Implicitly Aligning Humans and Autonomous Agents through Shared Task Abstractions
Stéphane Aroca-Ouellette, Miguel Aroca-Ouellette, Katharina von der Wense, Alessandro Roncone
TL;DR
This work addresses the challenge of zero-shot coordination between humans and autonomous agents by introducing HA$^2$, a Hierarchical Ad Hoc Agent framework built on hierarchical reinforcement learning. By separating high-level task synchronization (Manager) from low-level sub-task execution (Worker) and enforcing shared, human-aligned task abstractions, HA$^2$ achieves robust generalization across unseen partners and layout changes while improving coordination with real humans. Empirical results in Overcooked show HA$^2$ outperforms strong baselines and state-of-the-art methods, with statistically significant gains and favorable human judgments of fluency, trust, and cooperativeness.
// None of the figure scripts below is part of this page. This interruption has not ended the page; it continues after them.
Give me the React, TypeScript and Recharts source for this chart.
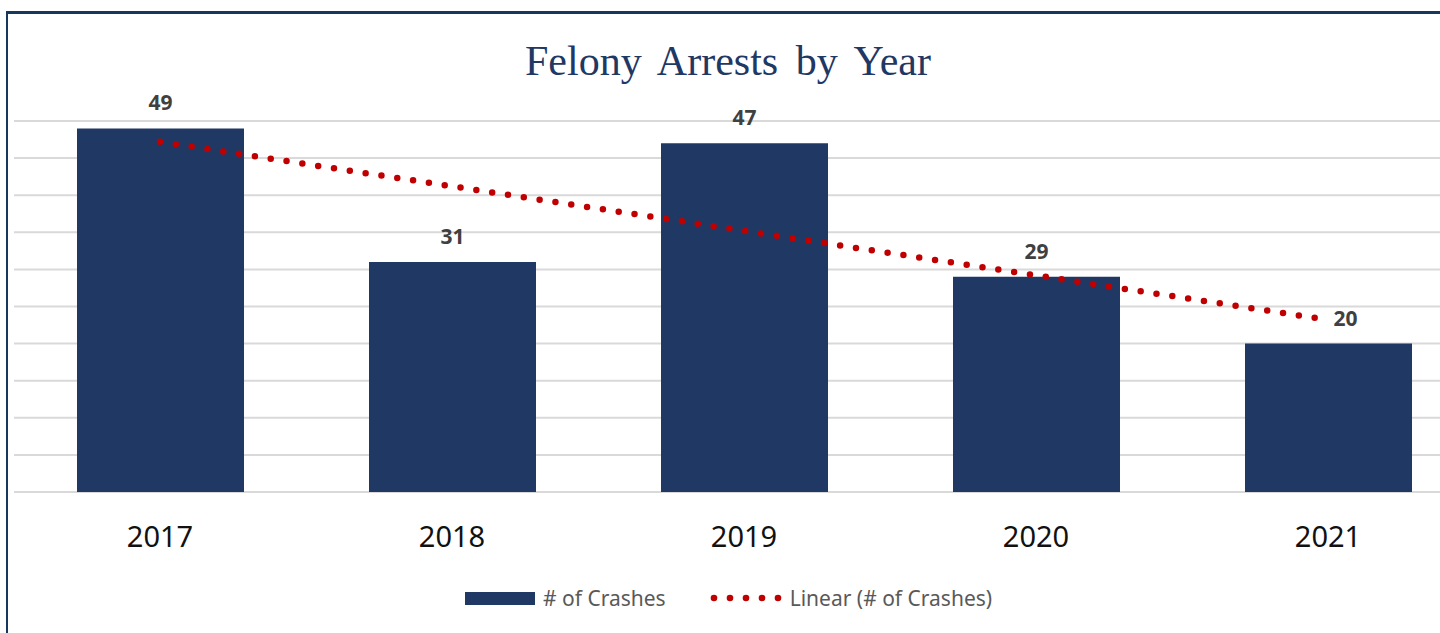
import React from "react";
import { ComposedChart, Bar, Line, XAxis, YAxis, CartesianGrid, LabelList } from "recharts";

const years = ["2017", "2018", "2019", "2020", "2021"];
const crashes = [49, 31, 47, 29, 20];
const linearTrend = [47.2, 41.2, 35.2, 29.2, 23.2];
const yTicks = [0, 5, 10, 15, 20, 25, 30, 35, 40, 45, 50];

const data = years.map((year, i) => ({ year, crashes: crashes[i], trend: linearTrend[i] }));

const BAR = "#203864";
const RED = "#c00000";
const FONT = "'Noto Sans', 'Open Sans', sans-serif";

const renderLabel = (props: any) => {
  const { x, y, width, value, index } = props;
  const shift = index === years.length - 1 ? 17 : 0;
  return (
    <text
      x={Number(x) + Number(width) / 2 + shift}
      y={Number(y) - 18}
      textAnchor="middle"
      fontFamily={FONT}
      fontWeight={700}
      fontSize={21}
      fill="#404040"
    >
      {value}
    </text>
  );
};

export default function App() {
  return (
    <div
      style={{
        position: "absolute",
        left: 0,
        top: 0,
        width: 1440,
        height: 633,
        overflow: "hidden",
        background: "#fff",
      }}
    >
      <div
        style={{
          position: "absolute",
          left: 6,
          top: 11,
          width: 1600,
          height: 800,
          borderLeft: "2px solid #17375e",
          borderTop: "3px solid #17375e",
          boxSizing: "border-box",
        }}
      />
      <div
        style={{
          position: "absolute",
          left: 0,
          width: 1456,
          textAlign: "center",
          top: 36,
          fontFamily: "'Liberation Serif', 'Times New Roman', serif",
          fontSize: 42,
          color: "#1f3864",
          wordSpacing: 7,
          lineHeight: "50px",
        }}
      >
        Felony Arrests by Year
      </div>
      <div style={{ position: "absolute", left: 0, top: 0 }}>
        <ComposedChart
          width={1480}
          height={633}
          data={data}
          margin={{ top: 121, right: 6, left: 14, bottom: 81 }}
        >
          <CartesianGrid vertical={false} stroke="#d9d9d9" strokeWidth={2} />
          <XAxis
            dataKey="year"
            axisLine={false}
            tickLine={false}
            tickSize={0}
            tickMargin={34}
            height={60}
            interval={0}
            tick={{ fontFamily: FONT, fontSize: 29, fill: "#111" }}
          />
          <YAxis hide domain={[0, 50]} ticks={yTicks} />
          <Bar dataKey="crashes" fill={BAR} barSize={167} isAnimationActive={false}>
            <LabelList dataKey="crashes" content={renderLabel} />
          </Bar>
          <Line
            dataKey="trend"
            type="linear"
            stroke={RED}
            strokeWidth={6.5}
            strokeDasharray="0 16"
            strokeLinecap="round"
            dot={false}
            activeDot={false}
            isAnimationActive={false}
          />
        </ComposedChart>
      </div>
      <div
        style={{
          position: "absolute",
          left: 465,
          top: 584,
          display: "flex",
          alignItems: "center",
          fontFamily: FONT,
          fontSize: 21,
          color: "#595959",
          whiteSpace: "nowrap",
          height: 28,
        }}
      >
        <span style={{ display: "inline-block", width: 70, height: 13, background: BAR, marginRight: 8 }} />
        <span>{"# of Crashes"}</span>
        <svg width={72} height={14} style={{ marginLeft: 44, marginRight: 8 }}>
          {[0, 1, 2, 3, 4].map((i) => (
            <circle key={i} cx={4 + i * 16} cy={7} r={3.3} fill={RED} />
          ))}
        </svg>
        <span>{"Linear (# of Crashes)"}</span>
      </div>
    </div>
  );
}
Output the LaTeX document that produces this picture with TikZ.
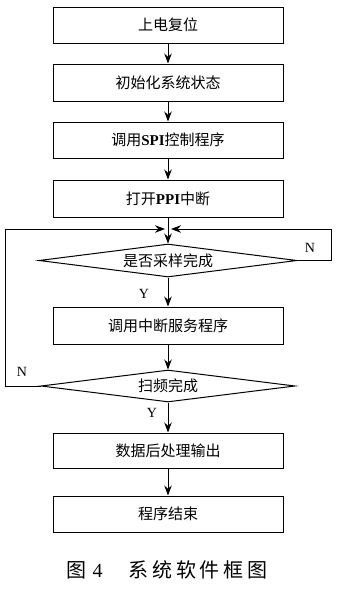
\documentclass[tikz,border=0pt]{standalone}
\usepackage{fontspec}
\setmainfont{Liberation Serif}
\newfontfamily\cjk{Noto Sans CJK SC}
\usetikzlibrary{shapes.geometric,arrows.meta}
\begin{document}
\begin{tikzpicture}[x=1pt,y=-1pt,
  every node/.style={font=\fontsize{15}{18}\selectfont},
  box/.style={draw, line width=1pt, minimum width=230pt, minimum height=36pt, inner sep=0pt},
  dia/.style={draw, diamond, line width=1pt, aspect=8, inner sep=0pt},
  line/.style={line width=1pt},
  arr/.style={line, -{Stealth[length=10pt,width=7.5pt]}},
  lbl/.style={font=\fontsize{14}{16}\selectfont}
]
\useasboundingbox (0,0) rectangle (340,589);
\node[box] (b1) at (168,25) {\cjk 上电复位};
\node[box, minimum height=37pt] (b2) at (168,82.5) {\cjk 初始化系统状态};
\node[box] (b3) at (168,140) {{\cjk 调用}\textbf{SPI}{\cjk 控制程序}};
\node[box, minimum height=37pt] (b4) at (168,198.5) {{\cjk 打开}\textbf{PPI}{\cjk 中断}};
\coordinate (j) at (168,229);
\node[dia, minimum width=258pt, minimum height=33pt] (d1) at (168,260.5) {\cjk 是否采样完成};
\node[box, minimum height=37pt] (b5) at (168,325.5) {\cjk 调用中断服务程序};
\node[dia, minimum width=254pt, minimum height=32pt] (d2) at (168,386) {\cjk 扫频完成};
\node[box, minimum height=35pt] (b6) at (168,450.5) {\cjk 数据后处理输出};
\node[box] (b7) at (168,514) {\cjk 程序结束};
\coordinate (r) at (331,229);
\coordinate (l) at (5,229);

\draw[arr] (b1.south) -- (b2.north);
\draw[arr] (b2.south) -- (b3.north);
\draw[arr] (b3.south) -- (b4.north);
\draw[arr] (b4.south) -- (d1.north);
\draw[arr] (d1.south) -- (b5.north);
\draw[arr] (b5.south) -- (d2.north);
\draw[arr] (d2.south) -- (b6.north);
\draw[arr] (b6.south) -- (b7.north);
\draw[arr, shorten >=3pt] (d1.east) -| (r) -- (j);
\draw[arr, shorten >=3pt] (d2.west) -| (l) -- (j);

\node[lbl] (y1) at (144,294) {Y};
\node[lbl] (y2) at (152,413) {Y};
\node[lbl] (n1) at (310,248) {N};
\node[lbl] (n2) at (22,372) {N};

\node[font=\fontsize{20}{24}\selectfont] (cap) at (167,570)
  {{\cjk 图}\hspace{6pt}4\hspace{26pt}{\cjk 系\hspace{3.8pt}统\hspace{3.8pt}软\hspace{3.8pt}件\hspace{3.8pt}框\hspace{3.8pt}图}};
\end{tikzpicture}
\end{document}
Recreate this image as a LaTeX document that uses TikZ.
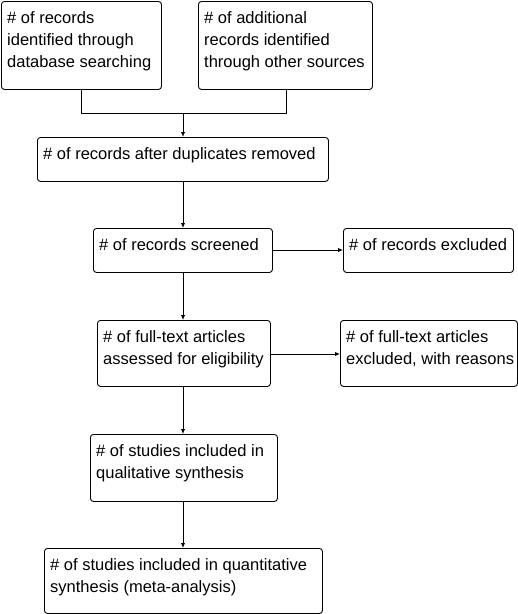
\documentclass[tikz,border=0pt]{standalone}
\usepackage{fontspec}
\setmainfont{Liberation Sans}
\usetikzlibrary{arrows.meta}
\tikzset{
  boxshape/.style={draw=black, line width=0.9pt, rounded corners=3pt, fill=white, inner sep=0pt},
  boxtext/.style={anchor=north west, align=left, inner sep=0pt, font=\fontsize{16.5}{22}\selectfont},
  conn/.style={draw=black, line width=1pt},
  arr/.style={conn, -{Latex[length=5pt,width=4.5pt]}}
}
\newcommand{\mybox}[6]{%
  \node[boxshape, anchor=north west, minimum width=#4-#2, minimum height=#5-#3] (#1) at (#2,#3) {};
  \node[boxtext] (#1-t) at (#2+6,#3+10.5) {#6};
}
\begin{document}
\begin{tikzpicture}[x=1pt,y=-1pt]
\useasboundingbox (0,0) rectangle (518,614);
\fill[white] (0,0) rectangle (518,614);
\mybox{a}{1}{1}{161}{89}{\# of records\\identified through\\database searching}
\mybox{b}{198}{1}{372}{89}{\# of additional\\records identified\\through other sources}
\mybox{c}{37}{137}{328}{181}{\# of records after duplicates removed}
\mybox{d}{93}{228}{272}{272}{\# of records screened}
\mybox{e}{343}{228}{513}{272}{\# of records excluded}
\mybox{f}{97}{320}{270}{386}{\# of full-text articles\\assessed for eligibility}
\mybox{g}{340}{320}{517}{386}{\# of full-text articles\\excluded, with reasons}
\mybox{h}{90}{434}{277}{501}{\# of studies included in\\qualitative synthesis}
\mybox{i}{44}{548}{322}{613}{\# of studies included in quantitative\\synthesis (meta-analysis)}
\coordinate (ja) at (81,113);
\coordinate (jb) at (286,113);
\coordinate (jm) at (183,113);
\draw[conn] (a.south -| ja) -- (ja) -- (jb) -- (b.south -| jb);
\draw[arr] (jm) -- (c.north -| jm);
\draw[arr] (c.south -| jm) -- (d.north -| jm);
\draw[arr] (d.south -| jm) -- (f.north -| jm);
\draw[arr] (f.south -| jm) -- (h.north -| jm);
\draw[arr] (h.south -| jm) -- (i.north -| jm);
\coordinate (de) at (273,250);
\draw[arr] (de) -- (e.west |- de);
\draw[arr] (f.east |- 0,354) -- (g.west |- 0,354);
\end{tikzpicture}
\end{document}
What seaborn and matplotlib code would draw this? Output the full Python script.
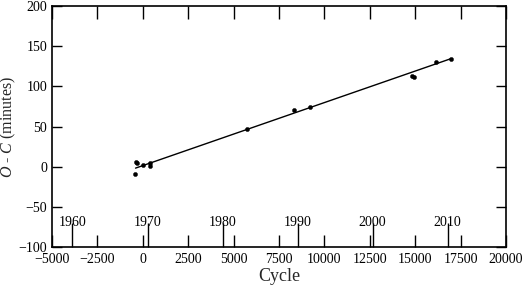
import numpy as np
import pandas as pd
import matplotlib
matplotlib.use("Agg")
import matplotlib.pyplot as plt
import seaborn as sns

# observed O-C timings
cycle = [-440, -369, -292, 17, 385, 424, 5765, 8315, 9234, 14830, 14923, 16134, 16960]
oc_min = [-8.7, 5.9, 4.2, 1.7, 5.0, 0.9, 47.0, 70.2, 74.7, 113.0, 112.0, 130.8, 134.5]

# linear ephemeris fit (end points)
fit_cycle = [-400, 16960]
fit_oc = [-1.8, 134.4]

# calendar years on the cycle axis
year_ticks = [1960, 1970, 1980, 1990, 2000, 2010]
year0, cycle0, cycles_per_year = 1970, 260.0, 413.3


def cyc_to_year(c):
    return year0 + (np.asarray(c) - cycle0) / cycles_per_year


def year_to_cyc(y):
    return cycle0 + (np.asarray(y) - year0) * cycles_per_year


sns.set_theme(style="ticks")
plt.rcParams["font.family"] = ["Liberation Serif", "DejaVu Serif"]
plt.rcParams["mathtext.fontset"] = "custom"
plt.rcParams["mathtext.it"] = "Liberation Serif:italic"
plt.rcParams["mathtext.rm"] = "Liberation Serif"

df = pd.DataFrame({"cycle": cycle, "oc": oc_min})
fit = pd.DataFrame({"cycle": fit_cycle, "oc": fit_oc})

fig = plt.figure(figsize=(5.23, 2.89), dpi=100)
ax = fig.add_axes([0.0994, 0.1453, 0.8681, 0.8339])

sns.lineplot(data=fit, x="cycle", y="oc", color="black", linewidth=1.0, ax=ax)
sns.scatterplot(data=df, x="cycle", y="oc", color="black", s=9,
                edgecolor="black", linewidth=0.3, ax=ax, zorder=3)

ax.set_xlim(-5000, 20000)
ax.set_ylim(-100, 200)
ax.set_xticks(np.arange(-5000, 20001, 2500))
ax.set_yticks(np.arange(-100, 201, 50))
ax.tick_params(axis="x", direction="in", length=9, width=1, top=True,
               labelsize=10, pad=4, colors="black")
ax.tick_params(axis="y", direction="in", length=7, width=1, right=True,
               labelsize=10, pad=3.5, colors="black")
for s in ax.spines.values():
    s.set_linewidth(1.2)
    s.set_color("black")

ax.set_xlabel("Cycle", fontsize=13, labelpad=2)
ax.set_ylabel(r"$O$ - $C$ (minutes)", fontsize=11.5)
ax.yaxis.set_label_coords(-0.075, 0.5)

sec = ax.secondary_xaxis("bottom", functions=(cyc_to_year, year_to_cyc))
sec.set_xticks(year_ticks)
sec.tick_params(direction="in", length=17, width=1, labelsize=10,
                pad=-22, colors="black")
sec.spines["bottom"].set_visible(False)

fig.savefig("out.png", dpi=100)
plt.close(fig)
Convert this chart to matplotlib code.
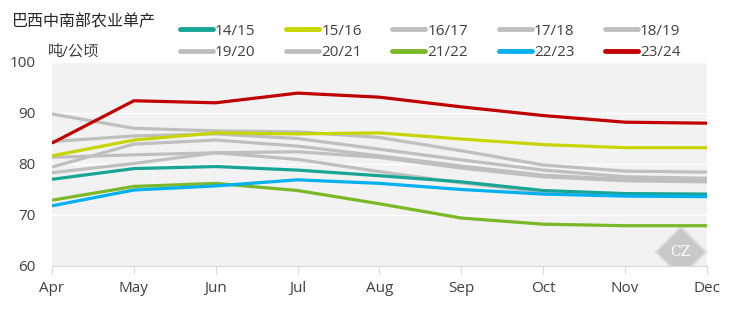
import matplotlib.pyplot as plt

months = ["Apr", "May", "Jun", "Jul", "Aug", "Sep", "Oct", "Nov", "Dec"]
seasons = ["14/15", "15/16", "16/17", "17/18", "18/19",
           "19/20", "20/21", "21/22", "22/23", "23/24"]

y1415 = [77.0, 79.1, 79.5, 78.8, 77.7, 76.5, 74.8, 74.2, 74.1]
y1516 = [81.6, 84.7, 86.1, 85.9, 86.1, 84.9, 83.8, 83.2, 83.2]
y1617 = [89.8, 87.0, 86.5, 86.3, 85.2, 82.6, 79.8, 78.6, 78.4]
y1718 = [84.4, 85.5, 85.9, 85.0, 82.9, 80.8, 78.8, 77.5, 77.2]
y1819 = [79.4, 83.9, 84.7, 83.5, 81.6, 79.6, 77.8, 77.0, 76.8]
y1920 = [81.3, 81.8, 82.2, 82.4, 81.3, 79.2, 77.5, 76.7, 76.5]
y2021 = [78.3, 80.1, 82.2, 80.9, 78.5, 76.3, 74.5, 74.0, 73.8]
y2122 = [72.9, 75.6, 76.2, 74.8, 72.2, 69.4, 68.2, 67.9, 67.9]
y2223 = [71.8, 74.9, 75.7, 76.9, 76.2, 75.0, 74.1, 73.7, 73.6]
y2324 = [84.1, 92.4, 92.0, 93.9, 93.1, 91.2, 89.5, 88.2, 88.0]

series = [y1415, y1516, y1617, y1718, y1819, y1920, y2021, y2122, y2223, y2324]
colors = ["#17a596", "#c8d400", "#bfbfbf", "#bfbfbf", "#bfbfbf",
          "#bfbfbf", "#bfbfbf", "#7ab828", "#00b0f0", "#c00000"]
# greys underneath, highlighted seasons on top
zorder = [3, 3, 2, 2, 2, 2, 2, 3, 3, 4]

plt.rcParams["font.family"] = ["Open Sans", "Noto Sans CJK SC", "DejaVu Sans"]
txt = "#404040"

fig = plt.figure(figsize=(7.31, 3.21), dpi=100)
ax = fig.add_axes([52 / 731, 55 / 321, 655 / 731, 204 / 321])
ax.set_facecolor("#f2f2f2")

x = list(range(len(months)))
lines = {}
for name, ys, c, z in zip(seasons, series, colors, zorder):
    lines[name], = ax.plot(x, ys, color=c, lw=2.3, zorder=z, label=name,
                           solid_capstyle="butt")

ax.set_xlim(0, len(months) - 1)
ax.set_ylim(60, 100)
ax.set_yticks([60, 70, 80, 90, 100])
ax.set_xticks(x)
ax.set_xticklabels(months)
ax.grid(axis="y", color="white", lw=1)
ax.set_axisbelow(True)
for s in ["top", "right", "left"]:
    ax.spines[s].set_visible(False)
ax.spines["bottom"].set_color("#d9d9d9")
ax.tick_params(axis="x", length=6, color="#d9d9d9", labelsize=11,
               labelcolor=txt, pad=5)
ax.tick_params(axis="y", length=0, labelsize=11, labelcolor=txt, pad=12)

fig.text(12 / 731, 1 - 22 / 321, "巴西中南部农业单产", fontsize=11.5,
         color="#262626", va="center", ha="left")
fig.text(48 / 731, 1 - 52 / 321, "吨/公顷", fontsize=11,
         color=txt, va="center", ha="left")

# legend: 2 rows x 5 columns, filled column-wise
order = []
for i in range(5):
    order += [seasons[i], seasons[i + 5]]
leg = fig.legend([lines[n] for n in order], order, ncol=5,
                 loc="center left", bbox_to_anchor=(180 / 731, 1 - 42 / 321),
                 frameon=False, fontsize=11, handlelength=2.15,
                 handletextpad=0.15, columnspacing=2.0, labelspacing=0.45,
                 borderaxespad=0, borderpad=0)
for t in leg.get_texts():
    t.set_color(txt)
for h in leg.legend_handles:
    h.set_linewidth(3.5)
    h.set_solid_capstyle("round")

# watermark
ax.plot([0.960], [0.069], marker="D", ms=25, color="#c8c8c8",
        mec="#dcdcdc", mew=1.5, transform=ax.transAxes, zorder=1)
ax.text(0.960, 0.069, "CZ", transform=ax.transAxes, color="white",
        fontsize=10, ha="center", va="center", zorder=1, family="serif")

fig.savefig("out.png", dpi=100)
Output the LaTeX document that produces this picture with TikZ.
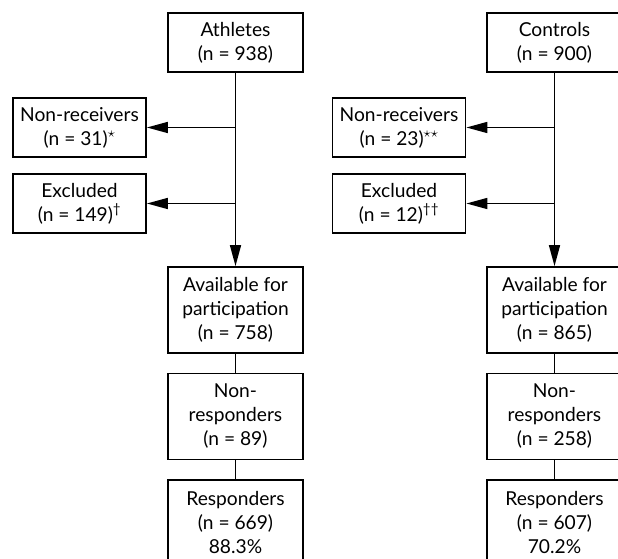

The findings highlight the practical value of human-interpretable task hierarchies for resilient, efficient, and understandable human-AI collaboration, and point to future work on explicit mental models and improved human-agent communication.
Abstract
In collaborative tasks, autonomous agents fall short of humans in their capability to quickly adapt to new and unfamiliar teammates. We posit that a limiting factor for zero-shot coordination is the lack of shared task abstractions, a mechanism humans rely on to implicitly align with teammates. To address this gap, we introduce HA$^2$: Hierarchical Ad Hoc Agents, a framework leveraging hierarchical reinforcement learning to mimic the structured approach humans use in collaboration. We evaluate HA$^2$ in the Overcooked environment, demonstrating statistically significant improvement over existing baselines when paired with both unseen agents and humans, providing better resilience to environmental shifts, and outperforming all state-of-the-art methods.